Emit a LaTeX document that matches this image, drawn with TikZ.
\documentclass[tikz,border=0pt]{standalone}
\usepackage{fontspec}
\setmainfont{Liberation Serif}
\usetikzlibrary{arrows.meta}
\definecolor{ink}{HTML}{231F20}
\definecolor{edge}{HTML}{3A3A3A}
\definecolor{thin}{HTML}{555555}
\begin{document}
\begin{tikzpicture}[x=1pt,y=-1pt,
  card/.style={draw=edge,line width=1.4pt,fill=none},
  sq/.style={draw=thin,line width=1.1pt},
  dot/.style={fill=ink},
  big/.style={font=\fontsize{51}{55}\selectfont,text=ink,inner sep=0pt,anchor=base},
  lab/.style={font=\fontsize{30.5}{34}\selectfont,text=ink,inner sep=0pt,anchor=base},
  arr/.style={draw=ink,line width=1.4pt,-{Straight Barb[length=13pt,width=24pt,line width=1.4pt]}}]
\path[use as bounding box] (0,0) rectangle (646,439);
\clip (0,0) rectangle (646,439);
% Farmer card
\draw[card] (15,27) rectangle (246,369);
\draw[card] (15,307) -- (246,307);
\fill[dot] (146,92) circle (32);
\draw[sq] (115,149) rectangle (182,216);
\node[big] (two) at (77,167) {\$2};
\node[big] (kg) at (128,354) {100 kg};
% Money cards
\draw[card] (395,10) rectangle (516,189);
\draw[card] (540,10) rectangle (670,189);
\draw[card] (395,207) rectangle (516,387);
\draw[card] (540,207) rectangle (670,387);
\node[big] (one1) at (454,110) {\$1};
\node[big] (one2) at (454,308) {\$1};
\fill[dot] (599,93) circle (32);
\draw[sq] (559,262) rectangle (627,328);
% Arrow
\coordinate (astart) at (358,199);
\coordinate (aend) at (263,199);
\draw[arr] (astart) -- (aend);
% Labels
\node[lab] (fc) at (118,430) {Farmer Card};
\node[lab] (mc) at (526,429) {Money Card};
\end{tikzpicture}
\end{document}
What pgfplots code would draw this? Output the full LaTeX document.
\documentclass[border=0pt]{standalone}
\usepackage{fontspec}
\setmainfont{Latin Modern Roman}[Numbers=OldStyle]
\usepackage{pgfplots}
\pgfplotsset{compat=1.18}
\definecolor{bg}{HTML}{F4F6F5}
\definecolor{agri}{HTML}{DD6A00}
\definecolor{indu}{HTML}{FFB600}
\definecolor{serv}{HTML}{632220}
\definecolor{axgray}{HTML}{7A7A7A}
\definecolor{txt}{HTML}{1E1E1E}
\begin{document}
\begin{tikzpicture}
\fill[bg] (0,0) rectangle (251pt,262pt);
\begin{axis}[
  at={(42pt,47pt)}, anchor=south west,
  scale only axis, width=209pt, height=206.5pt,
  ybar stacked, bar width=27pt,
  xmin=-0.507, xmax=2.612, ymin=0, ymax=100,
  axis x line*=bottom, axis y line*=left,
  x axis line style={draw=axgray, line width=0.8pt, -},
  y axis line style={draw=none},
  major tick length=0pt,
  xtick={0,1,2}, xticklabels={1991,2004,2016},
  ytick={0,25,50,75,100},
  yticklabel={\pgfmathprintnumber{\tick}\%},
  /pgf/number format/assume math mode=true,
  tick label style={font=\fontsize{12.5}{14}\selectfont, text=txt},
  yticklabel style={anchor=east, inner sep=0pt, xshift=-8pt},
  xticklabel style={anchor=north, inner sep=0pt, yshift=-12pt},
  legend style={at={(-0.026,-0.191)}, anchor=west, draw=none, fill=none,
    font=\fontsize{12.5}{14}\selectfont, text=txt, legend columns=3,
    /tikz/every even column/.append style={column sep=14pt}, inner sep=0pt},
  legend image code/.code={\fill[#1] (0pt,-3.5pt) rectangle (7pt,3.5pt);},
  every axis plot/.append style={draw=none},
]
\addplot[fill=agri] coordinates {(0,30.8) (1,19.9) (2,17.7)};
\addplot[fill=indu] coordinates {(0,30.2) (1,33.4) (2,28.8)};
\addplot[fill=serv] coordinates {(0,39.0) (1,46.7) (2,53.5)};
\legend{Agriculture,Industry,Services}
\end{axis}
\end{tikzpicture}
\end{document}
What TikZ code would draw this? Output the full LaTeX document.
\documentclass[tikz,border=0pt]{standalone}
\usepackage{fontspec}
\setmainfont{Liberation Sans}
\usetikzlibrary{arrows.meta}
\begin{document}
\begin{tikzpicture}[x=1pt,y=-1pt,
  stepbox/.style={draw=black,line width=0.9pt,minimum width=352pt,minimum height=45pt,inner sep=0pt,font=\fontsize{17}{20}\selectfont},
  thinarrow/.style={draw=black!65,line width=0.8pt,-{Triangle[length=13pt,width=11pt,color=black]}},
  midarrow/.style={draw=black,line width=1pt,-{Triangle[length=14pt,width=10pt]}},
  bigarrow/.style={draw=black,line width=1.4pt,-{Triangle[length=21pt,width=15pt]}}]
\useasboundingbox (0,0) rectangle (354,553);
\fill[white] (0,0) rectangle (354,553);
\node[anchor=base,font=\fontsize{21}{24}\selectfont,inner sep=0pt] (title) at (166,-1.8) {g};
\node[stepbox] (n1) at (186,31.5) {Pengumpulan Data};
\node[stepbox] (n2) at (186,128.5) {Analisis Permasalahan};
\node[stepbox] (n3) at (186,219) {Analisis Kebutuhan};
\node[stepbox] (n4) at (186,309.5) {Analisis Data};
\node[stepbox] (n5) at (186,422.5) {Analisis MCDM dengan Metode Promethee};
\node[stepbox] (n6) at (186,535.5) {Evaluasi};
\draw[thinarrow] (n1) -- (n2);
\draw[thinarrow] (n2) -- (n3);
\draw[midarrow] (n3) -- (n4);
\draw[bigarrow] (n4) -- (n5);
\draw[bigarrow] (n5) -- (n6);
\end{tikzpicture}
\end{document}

--------

* **What is being asked**
Repeat the material word for word, in full.

* **Solution below**
Emit a LaTeX document that matches this image, drawn with TikZ.
\documentclass[tikz,border=0pt]{standalone}
\usepackage{fontspec}
\setmainfont{Liberation Serif}
\usetikzlibrary{arrows.meta}
\definecolor{ink}{HTML}{231F20}
\definecolor{edge}{HTML}{3A3A3A}
\definecolor{thin}{HTML}{555555}
\begin{document}
\begin{tikzpicture}[x=1pt,y=-1pt,
  card/.style={draw=edge,line width=1.4pt,fill=none},
  sq/.style={draw=thin,line width=1.1pt},
  dot/.style={fill=ink},
  big/.style={font=\fontsize{51}{55}\selectfont,text=ink,inner sep=0pt,anchor=base},
  lab/.style={font=\fontsize{30.5}{34}\selectfont,text=ink,inner sep=0pt,anchor=base},
  arr/.style={draw=ink,line width=1.4pt,-{Straight Barb[length=13pt,width=24pt,line width=1.4pt]}}]
\path[use as bounding box] (0,0) rectangle (646,439);
\clip (0,0) rectangle (646,439);
% Farmer card
\draw[card] (15,27) rectangle (246,369);
\draw[card] (15,307) -- (246,307);
\fill[dot] (146,92) circle (32);
\draw[sq] (115,149) rectangle (182,216);
\node[big] (two) at (77,167) {\$2};
\node[big] (kg) at (128,354) {100 kg};
% Money cards
\draw[card] (395,10) rectangle (516,189);
\draw[card] (540,10) rectangle (670,189);
\draw[card] (395,207) rectangle (516,387);
\draw[card] (540,207) rectangle (670,387);
\node[big] (one1) at (454,110) {\$1};
\node[big] (one2) at (454,308) {\$1};
\fill[dot] (599,93) circle (32);
\draw[sq] (559,262) rectangle (627,328);
% Arrow
\coordinate (astart) at (358,199);
\coordinate (aend) at (263,199);
\draw[arr] (astart) -- (aend);
% Labels
\node[lab] (fc) at (118,430) {Farmer Card};
\node[lab] (mc) at (526,429) {Money Card};
\end{tikzpicture}
\end{document}
What pgfplots code would draw this? Output the full LaTeX document.
\documentclass[border=0pt]{standalone}
\usepackage{fontspec}
\setmainfont{Latin Modern Roman}[Numbers=OldStyle]
\usepackage{pgfplots}
\pgfplotsset{compat=1.18}
\definecolor{bg}{HTML}{F4F6F5}
\definecolor{agri}{HTML}{DD6A00}
\definecolor{indu}{HTML}{FFB600}
\definecolor{serv}{HTML}{632220}
\definecolor{axgray}{HTML}{7A7A7A}
\definecolor{txt}{HTML}{1E1E1E}
\begin{document}
\begin{tikzpicture}
\fill[bg] (0,0) rectangle (251pt,262pt);
\begin{axis}[
  at={(42pt,47pt)}, anchor=south west,
  scale only axis, width=209pt, height=206.5pt,
  ybar stacked, bar width=27pt,
  xmin=-0.507, xmax=2.612, ymin=0, ymax=100,
  axis x line*=bottom, axis y line*=left,
  x axis line style={draw=axgray, line width=0.8pt, -},
  y axis line style={draw=none},
  major tick length=0pt,
  xtick={0,1,2}, xticklabels={1991,2004,2016},
  ytick={0,25,50,75,100},
  yticklabel={\pgfmathprintnumber{\tick}\%},
  /pgf/number format/assume math mode=true,
  tick label style={font=\fontsize{12.5}{14}\selectfont, text=txt},
  yticklabel style={anchor=east, inner sep=0pt, xshift=-8pt},
  xticklabel style={anchor=north, inner sep=0pt, yshift=-12pt},
  legend style={at={(-0.026,-0.191)}, anchor=west, draw=none, fill=none,
    font=\fontsize{12.5}{14}\selectfont, text=txt, legend columns=3,
    /tikz/every even column/.append style={column sep=14pt}, inner sep=0pt},
  legend image code/.code={\fill[#1] (0pt,-3.5pt) rectangle (7pt,3.5pt);},
  every axis plot/.append style={draw=none},
]
\addplot[fill=agri] coordinates {(0,30.8) (1,19.9) (2,17.7)};
\addplot[fill=indu] coordinates {(0,30.2) (1,33.4) (2,28.8)};
\addplot[fill=serv] coordinates {(0,39.0) (1,46.7) (2,53.5)};
\legend{Agriculture,Industry,Services}
\end{axis}
\end{tikzpicture}
\end{document}
What TikZ code would draw this? Output the full LaTeX document.
\documentclass[tikz,border=0pt]{standalone}
\usepackage{fontspec}
\setmainfont{Liberation Sans}
\usetikzlibrary{arrows.meta}
\begin{document}
\begin{tikzpicture}[x=1pt,y=-1pt,
  stepbox/.style={draw=black,line width=0.9pt,minimum width=352pt,minimum height=45pt,inner sep=0pt,font=\fontsize{17}{20}\selectfont},
  thinarrow/.style={draw=black!65,line width=0.8pt,-{Triangle[length=13pt,width=11pt,color=black]}},
  midarrow/.style={draw=black,line width=1pt,-{Triangle[length=14pt,width=10pt]}},
  bigarrow/.style={draw=black,line width=1.4pt,-{Triangle[length=21pt,width=15pt]}}]
\useasboundingbox (0,0) rectangle (354,553);
\fill[white] (0,0) rectangle (354,553);
\node[anchor=base,font=\fontsize{21}{24}\selectfont,inner sep=0pt] (title) at (166,-1.8) {g};
\node[stepbox] (n1) at (186,31.5) {Pengumpulan Data};
\node[stepbox] (n2) at (186,128.5) {Analisis Permasalahan};
\node[stepbox] (n3) at (186,219) {Analisis Kebutuhan};
\node[stepbox] (n4) at (186,309.5) {Analisis Data};
\node[stepbox] (n5) at (186,422.5) {Analisis MCDM dengan Metode Promethee};
\node[stepbox] (n6) at (186,535.5) {Evaluasi};
\draw[thinarrow] (n1) -- (n2);
\draw[thinarrow] (n2) -- (n3);
\draw[midarrow] (n3) -- (n4);
\draw[bigarrow] (n4) -- (n5);
\draw[bigarrow] (n5) -- (n6);
\end{tikzpicture}
\end{document}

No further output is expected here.